> _Records supplied_

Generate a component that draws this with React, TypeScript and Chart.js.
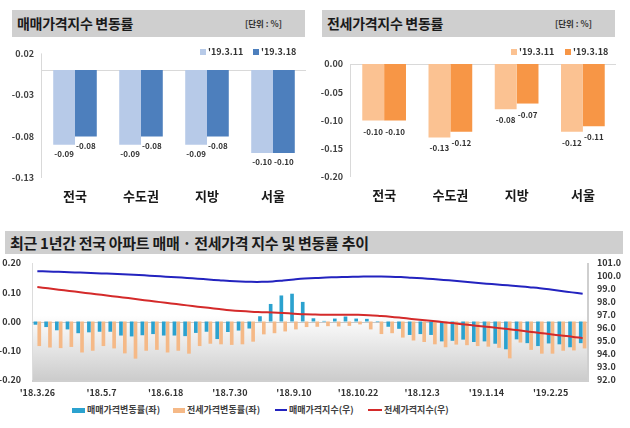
--
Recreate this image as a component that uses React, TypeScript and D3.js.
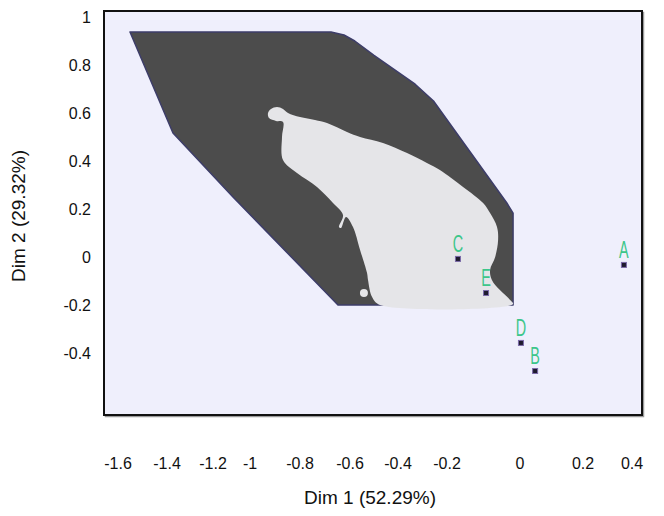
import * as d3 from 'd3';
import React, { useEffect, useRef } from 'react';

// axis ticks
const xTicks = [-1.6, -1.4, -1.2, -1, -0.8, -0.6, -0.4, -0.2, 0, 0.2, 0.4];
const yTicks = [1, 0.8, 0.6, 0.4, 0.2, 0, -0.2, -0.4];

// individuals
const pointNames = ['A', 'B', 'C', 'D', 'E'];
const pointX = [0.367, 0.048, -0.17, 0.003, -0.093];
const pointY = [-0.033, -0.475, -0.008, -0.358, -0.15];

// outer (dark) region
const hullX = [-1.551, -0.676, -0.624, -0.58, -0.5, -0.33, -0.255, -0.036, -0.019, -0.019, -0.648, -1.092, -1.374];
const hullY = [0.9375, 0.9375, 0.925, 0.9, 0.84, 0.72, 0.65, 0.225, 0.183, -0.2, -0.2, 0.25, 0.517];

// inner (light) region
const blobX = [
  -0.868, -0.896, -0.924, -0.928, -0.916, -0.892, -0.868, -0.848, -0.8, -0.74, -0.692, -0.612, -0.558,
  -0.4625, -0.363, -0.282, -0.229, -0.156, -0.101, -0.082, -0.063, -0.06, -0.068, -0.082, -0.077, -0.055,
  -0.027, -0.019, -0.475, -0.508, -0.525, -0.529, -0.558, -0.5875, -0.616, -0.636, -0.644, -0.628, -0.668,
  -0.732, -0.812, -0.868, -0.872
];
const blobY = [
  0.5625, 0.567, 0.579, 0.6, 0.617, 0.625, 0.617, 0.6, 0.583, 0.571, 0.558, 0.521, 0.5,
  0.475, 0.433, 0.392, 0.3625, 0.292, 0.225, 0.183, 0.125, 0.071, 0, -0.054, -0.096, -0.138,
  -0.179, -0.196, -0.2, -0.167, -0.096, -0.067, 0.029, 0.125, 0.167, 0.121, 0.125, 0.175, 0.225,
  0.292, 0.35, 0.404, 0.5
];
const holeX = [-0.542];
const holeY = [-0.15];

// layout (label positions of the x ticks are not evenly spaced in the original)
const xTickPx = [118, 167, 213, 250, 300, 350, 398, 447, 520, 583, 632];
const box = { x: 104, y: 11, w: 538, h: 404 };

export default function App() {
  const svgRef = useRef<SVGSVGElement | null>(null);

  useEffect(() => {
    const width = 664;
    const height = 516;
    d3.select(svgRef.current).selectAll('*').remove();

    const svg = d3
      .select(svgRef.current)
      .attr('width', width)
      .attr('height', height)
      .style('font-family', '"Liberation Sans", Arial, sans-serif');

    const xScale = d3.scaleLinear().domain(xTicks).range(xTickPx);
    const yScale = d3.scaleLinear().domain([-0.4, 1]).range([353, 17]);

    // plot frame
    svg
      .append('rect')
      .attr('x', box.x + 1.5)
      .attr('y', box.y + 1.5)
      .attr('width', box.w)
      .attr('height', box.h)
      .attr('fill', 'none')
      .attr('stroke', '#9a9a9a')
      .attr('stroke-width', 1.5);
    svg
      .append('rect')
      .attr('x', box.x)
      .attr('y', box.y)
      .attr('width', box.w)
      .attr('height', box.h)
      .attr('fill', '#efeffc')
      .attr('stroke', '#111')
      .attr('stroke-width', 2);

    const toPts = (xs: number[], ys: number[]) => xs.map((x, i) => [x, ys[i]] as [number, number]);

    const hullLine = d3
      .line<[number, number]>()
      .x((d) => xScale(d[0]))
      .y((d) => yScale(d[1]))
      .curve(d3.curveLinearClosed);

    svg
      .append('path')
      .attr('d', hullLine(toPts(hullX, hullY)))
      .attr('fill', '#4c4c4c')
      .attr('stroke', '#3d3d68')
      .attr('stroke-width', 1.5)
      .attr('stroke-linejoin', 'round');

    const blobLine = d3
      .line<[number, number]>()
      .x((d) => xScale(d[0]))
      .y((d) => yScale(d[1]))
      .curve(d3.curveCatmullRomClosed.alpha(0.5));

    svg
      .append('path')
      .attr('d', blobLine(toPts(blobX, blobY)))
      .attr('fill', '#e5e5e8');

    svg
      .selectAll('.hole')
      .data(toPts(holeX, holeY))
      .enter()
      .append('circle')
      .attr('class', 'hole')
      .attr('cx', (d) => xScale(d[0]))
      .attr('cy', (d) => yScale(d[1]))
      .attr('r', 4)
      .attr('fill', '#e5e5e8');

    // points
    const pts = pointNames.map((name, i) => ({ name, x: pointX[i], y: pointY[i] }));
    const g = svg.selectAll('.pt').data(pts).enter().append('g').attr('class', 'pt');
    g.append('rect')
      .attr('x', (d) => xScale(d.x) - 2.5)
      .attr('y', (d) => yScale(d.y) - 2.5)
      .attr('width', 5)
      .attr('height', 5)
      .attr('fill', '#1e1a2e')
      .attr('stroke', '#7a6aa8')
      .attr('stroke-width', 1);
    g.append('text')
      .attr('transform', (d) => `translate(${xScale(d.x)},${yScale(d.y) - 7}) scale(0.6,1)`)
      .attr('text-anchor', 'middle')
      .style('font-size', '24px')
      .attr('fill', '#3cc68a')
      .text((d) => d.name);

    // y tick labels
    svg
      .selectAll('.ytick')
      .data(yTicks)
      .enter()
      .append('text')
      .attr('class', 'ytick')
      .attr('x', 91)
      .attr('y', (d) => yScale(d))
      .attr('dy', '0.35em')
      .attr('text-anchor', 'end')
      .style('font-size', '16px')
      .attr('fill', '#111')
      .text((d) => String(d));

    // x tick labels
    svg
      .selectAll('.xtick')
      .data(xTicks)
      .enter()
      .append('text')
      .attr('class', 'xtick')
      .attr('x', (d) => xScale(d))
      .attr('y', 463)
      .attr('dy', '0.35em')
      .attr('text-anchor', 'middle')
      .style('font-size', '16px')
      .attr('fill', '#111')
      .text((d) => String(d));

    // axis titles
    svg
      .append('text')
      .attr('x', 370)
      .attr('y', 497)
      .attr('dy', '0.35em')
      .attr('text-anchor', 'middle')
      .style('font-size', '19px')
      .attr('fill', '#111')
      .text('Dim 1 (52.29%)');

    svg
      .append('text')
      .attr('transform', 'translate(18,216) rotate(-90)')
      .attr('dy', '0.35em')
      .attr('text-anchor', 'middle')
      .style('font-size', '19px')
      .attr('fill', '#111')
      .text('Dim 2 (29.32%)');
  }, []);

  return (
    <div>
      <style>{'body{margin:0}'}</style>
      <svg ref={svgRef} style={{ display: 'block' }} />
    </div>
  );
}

> _Job_
Leave out every picture, then retype exactly the lines from the one containing "Recreate this image" through the one containing "-0.2, 0.25, 0.517];".

> _Exercise output_
Recreate this image as a component that uses React, TypeScript and D3.js.
import * as d3 from 'd3';
import React, { useEffect, useRef } from 'react';

// axis ticks
const xTicks = [-1.6, -1.4, -1.2, -1, -0.8, -0.6, -0.4, -0.2, 0, 0.2, 0.4];
const yTicks = [1, 0.8, 0.6, 0.4, 0.2, 0, -0.2, -0.4];

// individuals
const pointNames = ['A', 'B', 'C', 'D', 'E'];
const pointX = [0.367, 0.048, -0.17, 0.003, -0.093];
const pointY = [-0.033, -0.475, -0.008, -0.358, -0.15];

// outer (dark) region
const hullX = [-1.551, -0.676, -0.624, -0.58, -0.5, -0.33, -0.255, -0.036, -0.019, -0.019, -0.648, -1.092, -1.374];
const hullY = [0.9375, 0.9375, 0.925, 0.9, 0.84, 0.72, 0.65, 0.225, 0.183, -0.2, -0.2, 0.25, 0.517];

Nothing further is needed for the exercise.